Sunday, September 23, 2012

Smoked Chicken Wings and Tinkerbell Margaritas



Since our Big Green Egg, a wedding gift from my father-in-law, arrived, I've been scouring the internet for the perfect recipe for her maiden voyage.  A while back, I'd bookmarked this recipe for Spicy Smoked Chicken Wings at Ezra Pound Cake, a blog which should win all the prizes in the land for having the best name ever.  This seemed to me to be a great newbie recipe - a cheap cut of meat, a relatively short cooking time, and a temperature low enough for a new BGE, which apparently needs some low-temp runs under its belt before you can crank it up (pizza here we come!).

That recipe, though, calls for some oven time, which I'd failed to notice.  I was going to have dinner in the oven, so I wanted an all-BGE recipe.  I went back to the internet for help, learning once again what we all already know: the internet is your hysterical, paranoid aunt who, when she hears hoof beats, thinks neither horses OR zebras, but thyphoid-carrying zombie unicorns.  In ten minutes of looking at chicken wing recipes, I had learned that my skin would get rubbery, or stay raw, that the meat might be mealy if it's over cooked, or undercooked, that the texture will probably be awful - possibly mushy, maybe stiff, potentially foam core board-like.

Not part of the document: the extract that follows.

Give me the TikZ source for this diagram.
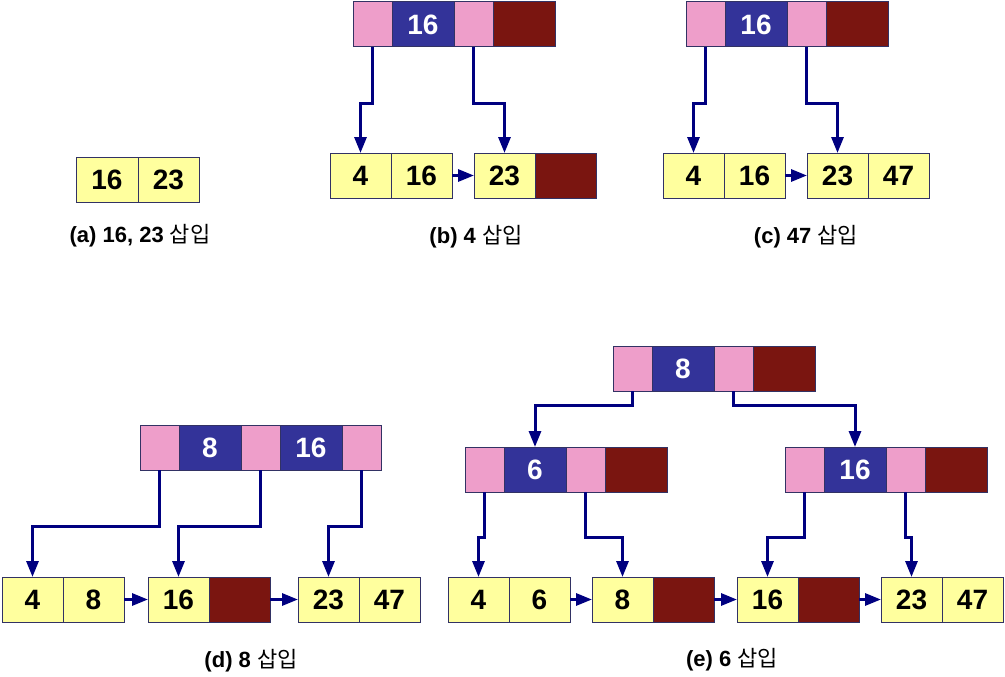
\documentclass[tikz,border=0pt]{standalone}
\usepackage{fontspec}
\setmainfont{Liberation Sans}
\newfontfamily\kr{Noto Sans CJK KR}
\usetikzlibrary{arrows.meta}
\definecolor{pinkc}{RGB}{238,158,202}
\definecolor{bluec}{RGB}{51,51,153}
\definecolor{darkc}{RGB}{122,21,16}
\definecolor{yelc}{RGB}{255,255,158}
\definecolor{edgec}{RGB}{50,50,100}
\definecolor{arrc}{RGB}{0,0,128}
\tikzset{
  cell/.style={draw=edgec, line width=1pt, minimum height=45pt, inner sep=0pt, outer sep=0pt, anchor=north west},
  pk/.style={cell, fill=pinkc, minimum width=39pt},
  bk/.style={cell, fill=bluec, minimum width=62pt, text=white, font=\fontsize{28}{30}\selectfont\bfseries},
  dk/.style={cell, fill=darkc, minimum width=62pt},
  lf/.style={cell, fill=yelc, minimum width=61pt, text=black, font=\fontsize{28}{30}\selectfont\bfseries},
  ld/.style={cell, fill=darkc, minimum width=61pt},
  arr/.style={draw=arrc, line width=3pt, -{Triangle[length=16pt,width=12pt]}},
  captxt/.style={font=\fontsize{22}{26}\selectfont, anchor=center}
}
\begin{document}
\begin{tikzpicture}[x=1pt,y=-1pt]
\useasboundingbox (0,0) rectangle (1005,677);
% ---------- (a)
\node[lf, minimum width=62pt] (a1) at (76,157) {16};
\node[lf] (a2) at (a1.north east) {23};
\node[captxt] (acap) at (140,236) {\textbf{(a) 16, 23} {\kr 삽입}};
% ---------- (b)
\node[pk] (bp1) at (353,2) {};
\node[bk] (bk1) at (bp1.north east) {16};
\node[pk] (bp2) at (bk1.north east) {};
\node[dk] (bd) at (bp2.north east) {};
\node[lf] (bl1) at (330,153) {4};
\node[lf] (bl2) at (bl1.north east) {16};
\node[lf] (bl3) at (474,153) {23};
\node[ld] (bl4) at (bl3.north east) {};
\draw[arr] (bp1.south) -- ++(0,57) -| (bl1.north);
\draw[arr] (bp2.south) -- ++(0,57) -| (bl3.north);
\draw[arr] (bl2.east) -- (bl3.west);
\node[captxt] (bcap) at (476,237) {\textbf{(b) 4} {\kr 삽입}};
% ---------- (c)
\node[pk] (cp1) at (686,2) {};
\node[bk] (ck1) at (cp1.north east) {16};
\node[pk] (cp2) at (ck1.north east) {};
\node[dk] (cd) at (cp2.north east) {};
\node[lf] (cl1) at (663,153) {4};
\node[lf] (cl2) at (cl1.north east) {16};
\node[lf] (cl3) at (807,153) {23};
\node[lf] (cl4) at (cl3.north east) {47};
\draw[arr] (cp1.south) -- ++(0,57) -| (cl1.north);
\draw[arr] (cp2.south) -- ++(0,57) -| (cl3.north);
\draw[arr] (cl2.east) -- (cl3.west);
\node[captxt] (ccap) at (806,237) {\textbf{(c) 47} {\kr 삽입}};
% ---------- (d)
\node[pk] (dp1) at (140,425) {};
\node[bk] (dk1) at (dp1.north east) {8};
\node[pk] (dp2) at (dk1.north east) {};
\node[bk] (dk2) at (dp2.north east) {16};
\node[pk] (dp3) at (dk2.north east) {};
\node[lf] (dl1) at (2,577) {4};
\node[lf] (dl2) at (dl1.north east) {8};
\node[lf] (dl3) at (148,577) {16};
\node[ld] (dl4) at (dl3.north east) {};
\node[lf] (dl5) at (298,577) {23};
\node[lf] (dl6) at (dl5.north east) {47};
\draw[arr] (dp1.south) -- ++(0,56) -| (dl1.north);
\draw[arr] (dp2.south) -- ++(0,56) -| (dl3.north);
\draw[arr] (dp3.south) -- ++(0,56) -| (dl5.north);
\draw[arr] (dl2.east) -- (dl3.west);
\draw[arr] (dl4.east) -- (dl5.west);
\node[captxt] (dcap) at (251,661) {\textbf{(d) 8} {\kr 삽입}};
% ---------- (e)
\node[pk] (ep1) at (613,346) {};
\node[bk] (ek1) at (ep1.north east) {8};
\node[pk] (ep2) at (ek1.north east) {};
\node[dk] (ed) at (ep2.north east) {};
% mid-left
\node[pk] (mp1) at (465,447) {};
\node[bk] (mk1) at (mp1.north east) {6};
\node[pk] (mp2) at (mk1.north east) {};
\node[dk] (md) at (mp2.north east) {};
% mid-right
\node[pk] (np1) at (785,447) {};
\node[bk] (nk1) at (np1.north east) {16};
\node[pk] (np2) at (nk1.north east) {};
\node[dk] (nd) at (np2.north east) {};
% leaves
\node[lf] (el1) at (448,577) {4};
\node[lf] (el2) at (el1.north east) {6};
\node[lf] (el3) at (592,577) {8};
\node[ld] (el4) at (el3.north east) {};
\node[lf] (el5) at (737,577) {16};
\node[ld] (el6) at (el5.north east) {};
\node[lf] (el7) at (881,577) {23};
\node[lf] (el8) at (el7.north east) {47};
\draw[arr] (ep1.south) -- ++(0,14) -| (mk1.north);
\draw[arr] (ep2.south) -- ++(0,14) -| (nk1.north);
\draw[arr] (mp1.south) -- ++(0,45) -| (el1.north);
\draw[arr] (mp2.south) -- ++(0,45) -| (el3.north);
\draw[arr] (np1.south) -- ++(0,45) -| (el5.north);
\draw[arr] (np2.south) -- ++(0,45) -| (el7.north);
\draw[arr] (el2.east) -- (el3.west);
\draw[arr] (el4.east) -- (el5.west);
\draw[arr] (el6.east) -- (el7.west);
\node[captxt] (ecap) at (732,660) {\textbf{(e) 6} {\kr 삽입}};
\end{tikzpicture}
\end{document}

That chicken is the hardest thing to smoke on the planet.  And that we're all going to die.

I was very thankful that my test run was for an appetizer, not the main meal.  I did learn a few tips, though, reflected in the recipe below, and I decided to go forward and conquer, because I had four pounds of chicken wings in the fridge. (Spoiler alert: the wings were freaking awesome and no one has died.)


I did employ a certain approach that I highly recommend when trying new recipes or cooking methods for dinner guests: invite only your easiest friends and ply them with strong margaritas, just in case.  Drunk people will generally eat anything and be thankful for it.  In the method of Ina, I prepared a pitcher of this easy-cheater margs in the afternoon and popped it in the fridge to chill.

Tinkerbell Margaritas

2 cups good tequila (use good stuff, because you're using it generously with not much else....)
2 cups Santa Cruz Organic Limeade
1 cup freshly squeezed lime juice
3/4 cup freshly squeezed orange juice (this took me 2 oranges, because they were a bit old)

Combine, stir, chill, and serve straight up in tiny glasses.  Be careful: I call them Tinkerbell margaritas because they are small and fresh and pretty, but if you don't pay attention, they'll knock you on your rear like an angry Tinkerbell.

Smoked Chicken Wings

Ingredients
3/4 c medium-hot chili powder (I use Penzey's)
1 tsp crushed red chile pepper flakes
1 TBS smoked paprika
1 TBS dried oregano
4 lbs chicken wings with tips
1 1/2 tsp coarse kosher salt
1 tsp fresh cracked black pepper
4 TBS cornstarch
1 1/2 TBS butter or olive oil

Directions


Set a cooling rack on a baking sheet and set aside.  Combine chili powder, chile flakes, paprika and oregano in a small bowl.

Remove wing tips and pat chicken wings dry.  Coat with salt and pepper first and then your dry spice mix - you want a good, dense coating.  Dust the wings with cornstarch (I used a small sieve) on both sides - it should look like confectionary sugar on a cake, but don't eat it. 

Spread your wings on your prepared baking sheet; the cooling rack will allow air to circulate around the wings in the fridge.  These should chill at least 4 hours - overnight should be fine.


These guys above don't have their cornstarch yet - as soon as I took this photo, I realized I had forgotten something important.  No need to panic.

Prepare your smoker and get her up to about 325F (I used BGE lump charcoal and a mild wood chip blend).  As a newbie, I struggled with maintaining a steady temp (and yet no zombie unicorns attacked!), but I imagine you know what you're doing so that won't be a problem.  I let mine go about 35 minutes and then flipped them, upped the heat to about 350/375F and let them go another 30 minutes.

With about ten minutes to go, a few of the wings looked a bit dry-skinned, so I brushed them with a touch of butter.  Worked like magic.

These wings could be eaten with any manner of dipping sauces, like this one, any of these ones, or this one.  We ate them standing up around the kitchen island like animals with no sauce at all and they were awesome.  These could clearly be done on a regular old grill at 350 for an hour, flipped regularly.  You'll miss some smokey flavor, but I don't think you'd miss that much, so if you don't have a fancy Big Green Egg, don't fret.  Go for it.